In this time, retailers and their technology partners have fielded e-commerce systems for desktops, mobile devices and social networks. They’ve developed custom applications that linked store, warehouse and supply chain to offer better customization, engagement and service.
Yet, retailers will never really keep pace. Architecting a new system in response to customer behavior is almost always a losing proposition. By the time retailers get a real sense of what shoppers want, and build systems that respond, consumers have moved on to the next new thing. A recent example is the rapid pace at which consumer behavior morphed and adapted to the pandemic. E-commerce predictably grew more than three times as rapidly from 2019 to 2020. Now, as we look at recovery from the disruption, shoppers continue to purchase online much more than they did before the pandemic. But retailers know that e-commerce is often less profitable than in-store shopping. The need of the hour now is to develop entirely new capabilities that straddle the spectrum of data-driven marketing, flex-distribution, and greater sustainability, to uncover value. The challenge is to also do it all with agility and at scale. One way to ease this challenge is to focus efforts in engaging with consumers in the digital context where they already spend their time.
Retailers and their technology partners must develop systems and business practices that meet customers where they are. To do so, these new systems must allow for quick changes and put that power in the hands of retailers as they learn from fickle, ever-changing customers. Consider young people in China, Indonesia and the Philippines – the so-called digital natives. This next generation of consumers broke online spending records in 2020 by spending $74 billion on Alibaba during its Singles’ Day promotions – almost twice of the previous highest GMV. They certainly didn’t wait for Monday cubicle time to make their purchase decisions. Another notable example is of a leading teen/tween fashion retailer in the U.S. They implemented a modular e-commerce system that puts mobile engagement first and allows for engagement across any variety of platforms.
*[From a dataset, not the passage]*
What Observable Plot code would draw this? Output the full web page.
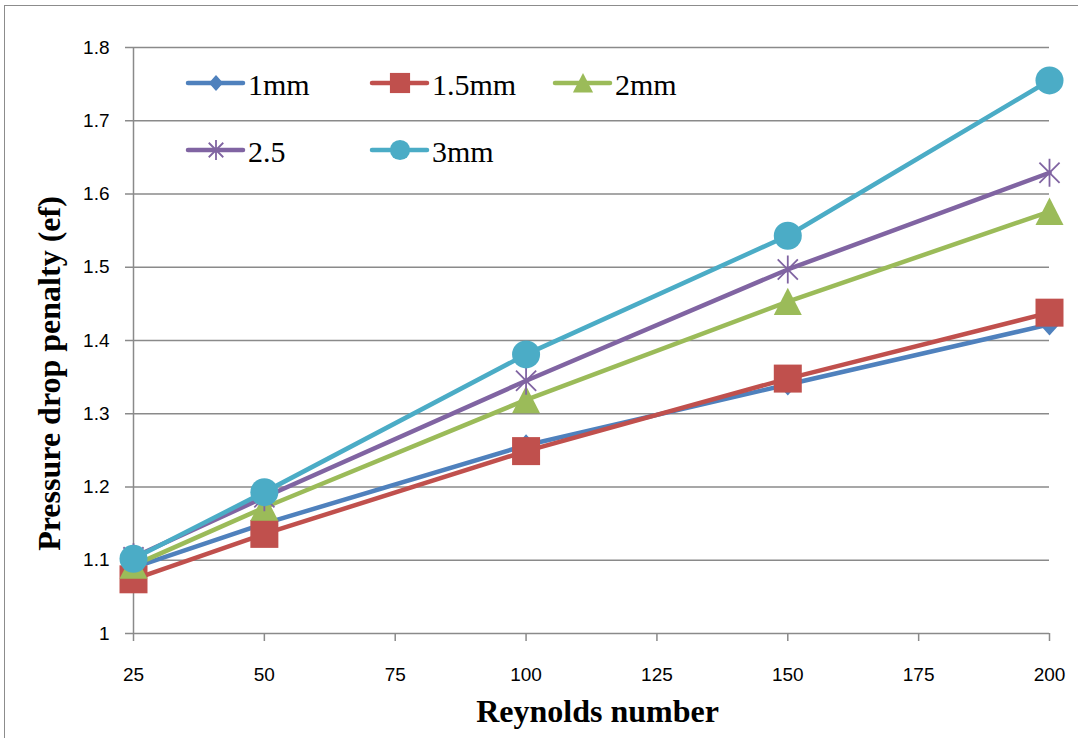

To do so, this retailer had to replace a single monolithic system, with a microservice based system that is highly adjustable and enables shopping from a range of platforms. With support for mobile-first e-commerce, they now can leverage channels like TikTok and SnapChat to reach customers, without the system itself being purpose-built for any of those popular apps specifically. This system allows it to launch new campaigns, flash sales and products rapidly, as well as shift quickly into new commerce channels. Their system also enables shoppers to benefit from ship-from-store and take advantage of buy-online-pick-up-in-store options.
It takes a microservice-based retail omnichannel system. Not just to usher in flexibility and agility but to also enable deeper personalization, loyalty programs and conversational commerce. Beyond delivering the right size and fit for a shopper, retailers can reach them across a range of platforms, all the while reinforcing a consistent brand experience. This experience extends further when organizations operate loyalty programs, significantly improving satisfaction and growing customer wallet-share. Value-additions like conversational commerce can be applied over the top of such experiences as a way to give shoppers the means to stay connected with the brand seamlessly.
Truly, for retailers today, the best digital interface to consumers is no interface at all. Having a website and app remain important, but restructuring systems to meet consumers where they are, where they are going and wherever they will be, is becoming non-negotiable.